Anthony Dean Griffey has the sort of lyrical tenor Britten wrote for – a tenor much in the mold of Peter Pears, Britten’s partner and muse. The dreamy, fantastic side of this fisherman out of water comes through, but I could have used more of the hearty brute than Griffey is able to imply. It is right that he looks more haunted than the romantic leading man, but I never felt – as I did when, say, Jon Vickers sang the role – that Grimes’s apprentices, or Ellen whom he loves, or anyone else was in any danger from Griffey’s Grimes. He couldn’t hurt a sea urchin. I wanted more of the murderous determination that I heard in his performance as Abraham to David Daniels’s Isaac at Carnegie Hall in Britten’s Second Canticle. But he always phrased beautifully, and the soaring reaches of the part are within his compass.
Patricia Racette’s Ellen was a warm woman under rigid self-control – trying to persuade Peter to share her generosity of spirit, rounding on the townspeople who persecute him, and stuck up to no one – we would not expect a respectable schoolteacher to be on easy terms with Auntie and her “nieces,” but Ellen is no snob, and Racette gives us a rounded self that this fixed, awkward staging does not permit enough scope.
Among the opera’s many minor but important characters, Teddy Tahu Rhodes, a great tall fellow with a great big baritone, made an auspicious debut as an unusually imposing Ned Keene; Anthony Michaels-Moore was an unusually subdued Captain Balstrode; John Del Carlo a Dickensian Lawyer Swallow; Jill Grove (who should be singing lead roles, as she proved in the Chicago Frau ohne Schatten) a wry Auntie; and Felicity Palmer girlish as mad Mrs. Sedley.
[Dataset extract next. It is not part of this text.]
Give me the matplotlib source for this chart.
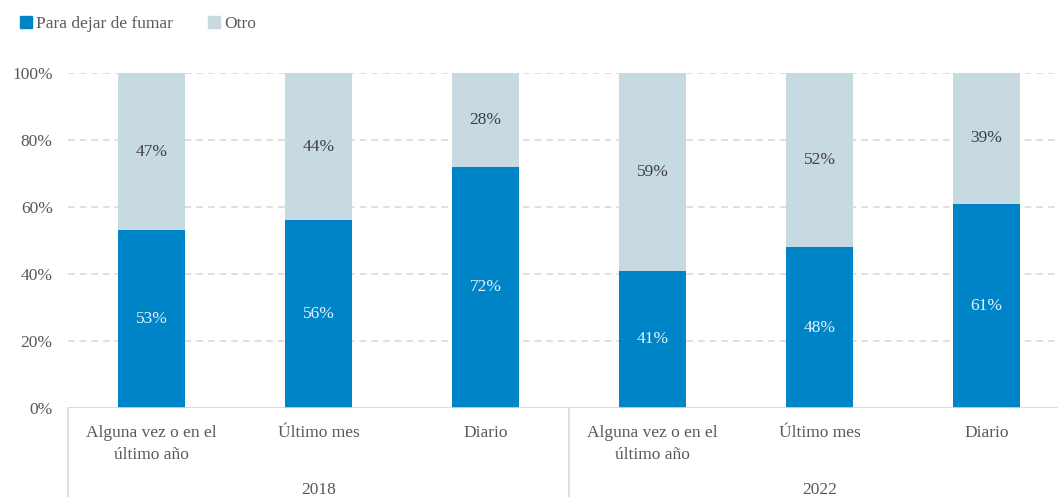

A scene from Britten’s Peter Grimes.
Twenty years ago, Met choristers told the New York Times that Grimes was their favorite opera, since they are not in the background of the plot but are actually the principal antagonist – the creature that destroys Grimes. They certainly sing the piece as if they loved it dearly. (Britten, like any great British composer, writes juicily for chorus. If you got it, flaunt it.) A friend pointed out to me at this performance that the orchestra is silent in most of Grimes’s mad scene – the only sound apart from his monologue is the spooky moan of the mob muttering “Grimes!” in the distance, one of the weirdest effects in all opera, wonderfully evocative of the sea in a fog. “But they’re giving him his pitches!” my friend realized. Britten combined the fog effect with the desired musical result. Now that’s genius.